I think there should be a reorientation for children making them realise that they are greatly loved by their fathers. This can be done from reassurance of fathers to their children and their mothers too. What I think matters to fathers are to see that the children they cared for, especially in the nuclear family, are doing well. One way fathers can be celebrated asides from gifts, is to not be a disappointment to them.” Another father, Kayode Shobanke, said: “There is nothing fathers can do to be appreciated. I don’t think fathers or anyone need to ask before they are appreciated. I don’t see myself begging or pleading with my children to appreciate me.

It’s my responsibility, and I have taken it up to be there for my family at all times! If they feel I deserved to be appreciated, it should be done. That being said, the best form of appreciation to me will be to come home with excellent achievements and make me proud.” Miss Ifeoma Chukwudi, who stressing the importance of fathers and the unique roles they play in the lives of their children, from the stage of conception, said that there was a need to celebrate them often. She added: “Fathers are really going through a lot to provide for their families and they choose not to show the rigours they go through.” Chukwudi further stated: “Fathers shape the lives of their children. They are like pillars in the development of a child’s wellbeing. Fathers provide both physical and emotional stability, which promotes inner strength and affect the child’s cognitive and social development.”

She further said: “Fathers are needed in the lives of a family. The presence of a responsible father contributes positively towards the better social skill, academic achievement, the feeling of self-worth and confidence of a child. Also, the absence of a father negatively affects the emotional development, growth and overall wellbeing of the family. Fathers do much on caregiving now than before; like changing of diapers, getting up at night to check up on the children, preparing meals, helping the children with home works and helping with house chores.” Mr. Buchi Livinus said that some children celebrate their mothers on both Mothers’ Day and Fathers’ Day because such mothers play both roles of a father and mother.
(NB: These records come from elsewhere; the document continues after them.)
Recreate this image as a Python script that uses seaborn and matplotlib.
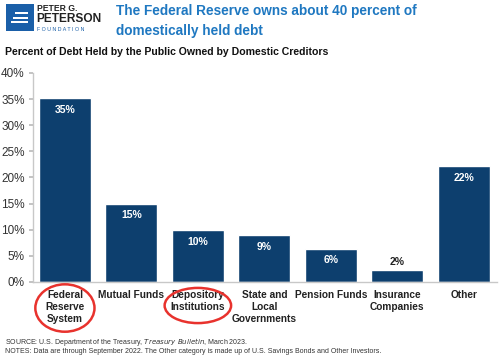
import matplotlib
matplotlib.use("Agg")
import matplotlib.pyplot as plt
import matplotlib.patches as mpatches
import matplotlib.transforms as mtransforms
import pandas as pd
import seaborn as sns

CATEGORIES = [
    "Federal\nReserve\nSystem",
    "Mutual Funds",
    "Depository\nInstitutions",
    "State and\nLocal\nGovernments",
    "Pension Funds",
    "Insurance\nCompanies",
    "Other",
]
SHARES = [35.2, 15.0, 10.0, 8.9, 6.4, 2.2, 22.1]
BAR_LABELS = ["35%", "15%", "10%", "9%", "6%", "2%", "22%"]
Y_TICKS = [0, 5, 10, 15, 20, 25, 30, 35, 40]
CIRCLED = [0, 2]

BAR_COLOR = "#0d3f6e"
TITLE_COLOR = "#1f78c1"


def main() -> None:
    sns.set_theme(style="white")
    plt.rcParams["font.family"] = ["Liberation Sans", "DejaVu Sans"]

    df = pd.DataFrame({"cat": CATEGORIES, "share": SHARES})

    fig = plt.figure(figsize=(5.0, 3.59), dpi=100)
    ax = fig.add_axes([0.066, 0.2145, 0.928, 0.5825])
    sns.barplot(data=df, x="cat", y="share", ax=ax, color=BAR_COLOR,
                width=0.78, saturation=1)

    ax.set_ylim(0, 40)
    ax.set_xlim(-0.48, 6.5)
    ax.set_yticks(Y_TICKS)
    ax.set_yticklabels([f"{t}%" for t in Y_TICKS], fontsize=8.5, color="#333333")
    ax.set_xticks(range(len(CATEGORIES)))
    ax.set_xticklabels(CATEGORIES, fontsize=7.3, fontweight="bold",
                       color="#222222", linespacing=1.2, va="top")
    ax.tick_params(axis="x", length=0, pad=6)
    ax.tick_params(axis="y", length=3, color="#bbbbbb", pad=3, left=True)
    ax.set_xlabel("")
    ax.set_ylabel("")
    for side in ["top", "right"]:
        ax.spines[side].set_visible(False)
    for side in ["left", "bottom"]:
        ax.spines[side].set_color("#c8c8c8")
        ax.spines[side].set_linewidth(1.0)

    for i, (v, lab) in enumerate(zip(SHARES, BAR_LABELS)):
        if v < 4:
            ax.text(i, v + 0.6, lab, ha="center", va="bottom", color="#222222",
                    fontsize=7.5, fontweight="bold")
        else:
            ax.text(i, v - 1.3, lab, ha="center", va="top", color="white",
                    fontsize=7.5, fontweight="bold")

    # red circles round the highlighted labels
    trans = mtransforms.blended_transform_factory(ax.transData, fig.transFigure)
    sizes = {0: (0.89, 0.132, 0.142), 2: (1.0, 0.098, 0.149)}
    for i in CIRCLED:
        w, h, yc = sizes[i]
        ell = mpatches.Ellipse((i, yc), w, h, transform=trans, fill=False,
                               edgecolor="#e8322d", linewidth=1.8, clip_on=False)
        fig.add_artist(ell)

    # logo
    fig.add_artist(mpatches.Rectangle((0.012, 0.913), 0.056, 0.077,
                                      transform=fig.transFigure,
                                      facecolor="#1a5fa8", edgecolor="none"))
    for k in range(3):
        fig.add_artist(mpatches.Rectangle((0.022 + 0.004 * k, 0.935 + 0.013 * k),
                                          0.034 - 0.004 * k, 0.006,
                                          transform=fig.transFigure,
                                          facecolor="white", edgecolor="none"))
    fig.text(0.074, 0.976, "PETER G.", fontsize=6.2, fontweight="bold",
             color="#222222", va="center")
    fig.text(0.073, 0.946, "PETERSON", fontsize=8.6, fontweight="bold",
             color="#222222", va="center")
    fig.text(0.074, 0.918, "F O U N D A T I O N", fontsize=3.8,
             color="#1a5fa8", va="center")

    fig.text(0.232, 0.970, "The Federal Reserve owns about 40 percent of",
             fontsize=9.8, fontweight="bold", color=TITLE_COLOR, va="center")
    fig.text(0.232, 0.913, "domestically held debt",
             fontsize=9.8, fontweight="bold", color=TITLE_COLOR, va="center")

    fig.text(0.010, 0.855, "Percent of Debt Held by the Public Owned by Domestic Creditors",
             fontsize=7.6, fontweight="bold", color="#111111", va="center")

    fig.text(0.010, 0.048,
             "SOURCE: U.S. Department of the Treasury, $\\it{Treasury\\ Bulletin}$, March 2023.",
             fontsize=5.0, color="#333333", va="center")
    fig.text(0.010, 0.022,
             "NOTES: Data are through September 2022. The Other category is made up of "
             "U.S. Savings Bonds and Other Investors.",
             fontsize=5.0, color="#333333", va="center")

    fig.savefig("out.png", dpi=100, facecolor="white")
    plt.close(fig)


if __name__ == "__main__":
    main()
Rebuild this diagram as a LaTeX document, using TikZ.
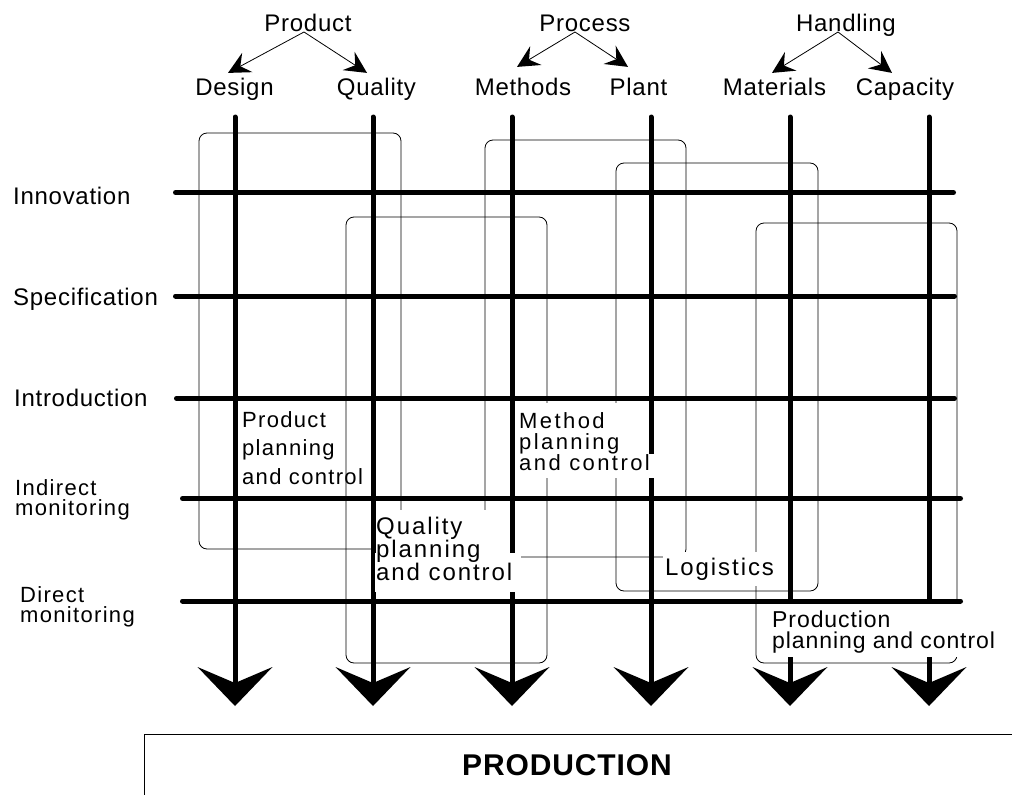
\documentclass[tikz,border=0pt]{standalone}
\usepackage{fontspec}
\setmainfont{Liberation Sans}
\newfontfamily\famA[LetterSpace=3]{Liberation Sans}
\newfontfamily\famB[LetterSpace=6]{Liberation Sans}
\newfontfamily\famC[LetterSpace=8]{Liberation Sans}
\newfontfamily\famD[LetterSpace=4]{Liberation Sans}
\newfontfamily\famE[LetterSpace=3]{Liberation Sans}
\newfontfamily\famF[LetterSpace=11]{Liberation Sans}
\usetikzlibrary{arrows.meta,calc}

\tikzset{
  stage/.style={line width=5pt, line cap=round},
  flow/.style={line width=5pt, line cap=round,
    -{Stealth[length=39pt,width=75pt,inset=16pt,line width=0pt]}},
  frame/.style={draw=black, line width=0.8pt, rounded corners=8pt},
  backing/.style={fill=white, draw=none, inner sep=0pt, anchor=north west},
  hdr/.style={font=\famA\fontsize{24}{26}\selectfont, inner sep=0pt, anchor=base},
  rowlab/.style={font=\famA\fontsize{24}{26}\selectfont, inner sep=0pt, anchor=base west},
  rowlabtwo/.style={font=\famB\fontsize{22}{20}\selectfont, inner sep=0pt, anchor=north west, align=left},
  split/.style={line width=0.8pt, -{Stealth[length=22pt,width=22pt,inset=8pt,line width=0pt]}},
  grp/.style={inner sep=0pt, anchor=north west, align=left},
}

\begin{document}
\begin{tikzpicture}[x=1pt,y=-1pt]
\useasboundingbox (0,0) rectangle (1012,795);
\clip (0,0) rectangle (1012,795);

% ---- header: categories and their two aspects
\node[hdr] (product)   at (308,31)   {Product};
\node[hdr] (process)   at (585,31)   {Process};
\node[hdr] (handling)  at (846,31)   {Handling};
\node[hdr] (design)    at (234.5,95.5) {Design};
\node[hdr] (quality)   at (376.5,95.5) {Quality};
\node[hdr] (methods)   at (523,95.5)   {Methods};
\node[hdr] (plant)     at (638.5,95.5) {Plant};
\node[hdr] (materials) at (774.5,95.5) {Materials};
\node[hdr] (capacity)  at (905,95.5)   {Capacity};

\draw[split] ($(product.base)+(-4,1)$)   -- ($(design.north)+(-6.5,-5)$);
\draw[split] ($(product.base)+(-4,1)$)   -- ($(quality.north)+(-9.5,-5)$);
\draw[split] ($(process.base)+(-10,1)$)  -- ($(methods.north)+(-6,-11)$);
\draw[split] ($(process.base)+(-10,1)$)  -- ($(plant.north)+(-10.5,-11)$);
\draw[split] ($(handling.base)+(-8,1)$)  -- ($(materials.north)+(-2.5,-5)$);
\draw[split] ($(handling.base)+(-8,1)$)  -- ($(capacity.north)+(-13,-5)$);

% ---- row labels (life-cycle stages)
\node[rowlab] (innovation) at (13,204)   {Innovation};
\node[rowlab] (specification) at (13,305) {Specification};
\node[rowlab] (introduction) at (14,406.5) {Introduction};
\node[rowlabtwo] (indirect) at (15,479.2) {Indirect\\monitoring};
\node[rowlabtwo] (direct)   at (20,586.2) {Direct\\monitoring};

% ---- planning-and-control groups
\draw[frame] (199,133) rectangle (401,549);
\draw[frame] (346,217) rectangle (547,663);
\draw[frame] (485,140) rectangle (686,557);
\draw[frame] (616,163) rectangle (818,591);
\draw[frame] (756,223) rectangle (957,663);

% white ground under the upper part of two group labels
\node[backing, minimum width=143pt, minimum height=51pt] (methodbg)  at (515,403) {};
\node[backing, minimum width=146pt, minimum height=43pt] (qualitybg) at (375,510) {};

% ---- stage lines
\coordinate (r1w) at (175.5,192.5); \coordinate (r1e) at (953.5,192.5);
\coordinate (r2w) at (175.5,296);   \coordinate (r2e) at (954.5,296);
\coordinate (r3w) at (176.5,398.3); \coordinate (r3e) at (954.5,398.3);
\coordinate (r4w) at (182.5,498.5); \coordinate (r4e) at (960.5,498.5);
\coordinate (r5w) at (182.5,601);   \coordinate (r5e) at (960.5,601);
\foreach \r in {1,...,5} \draw[stage] (r\r w) -- (r\r e);

% ---- aspect columns flowing into production
\foreach \n/\x in {1/235,2/373,3/512,4/651,5/790,6/929}{
  \coordinate (c\n t) at (\x,117);
  \coordinate (c\n b) at (\x,706);
  \draw[flow] (c\n t) -- (c\n b);
}

% white ground over the lower part of the group labels
\node[backing, minimum width=143pt, minimum height=24pt] (methodbg2)  at (515,454) {};
\node[backing, minimum width=146pt, minimum height=39pt] (qualitybg2) at (375,553) {};
\node[backing, minimum width=117pt, minimum height=34pt] (logbg)  at (663,552) {};
\node[backing, minimum width=232pt, minimum height=53pt] (prodbg) at (769,604) {};

% ---- group labels
\node[grp, font=\famB\fontsize{22}{28.5}\selectfont] (productpc) at (242,411.2)
  {Product\\planning\\and control};
\node[grp, font=\famF\fontsize{22}{21}\selectfont] (methodpc) at (519,412.2)
  {Method\\planning\\and control};
\node[grp, font=\famC\fontsize{24}{23}\selectfont] (qualitypc) at (376,516.7)
  {Quality\\planning\\and control};
\node[inner sep=0pt, anchor=base west, font=\famC\fontsize{24}{26}\selectfont] (logistics) at (665,575)
  {Logistics};
\node[grp, font=\famD\fontsize{23}{21.5}\selectfont] (productionpc) at (772,610.4)
  {Production\\planning and control};

% ---- production
\draw[line width=0.9pt] (1013,734) -- (144,734) -- (144,796);
\node[inner sep=0pt, anchor=base, font=\famE\bfseries\fontsize{30}{32}\selectfont] (production) at (567,775)
  {PRODUCTION};
\end{tikzpicture}
\end{document}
His words: “These days, men leave their roles for their wives. In some families, the mothers are the breadwinners. Fathers are the disciplinary figure in most homes and some of them are strict with their children, so the children feel uncomfortable around their fathers.

They will not be able to relate well with their fathers in the way they relate with their mothers. In fact, from childhood, children tend to love their mothers more than their fathers. Fathers should try to relate well with their children, then the children will be close to them. Fathers should take responsibility of their families by providing for them and then, so they can be celebrated often.”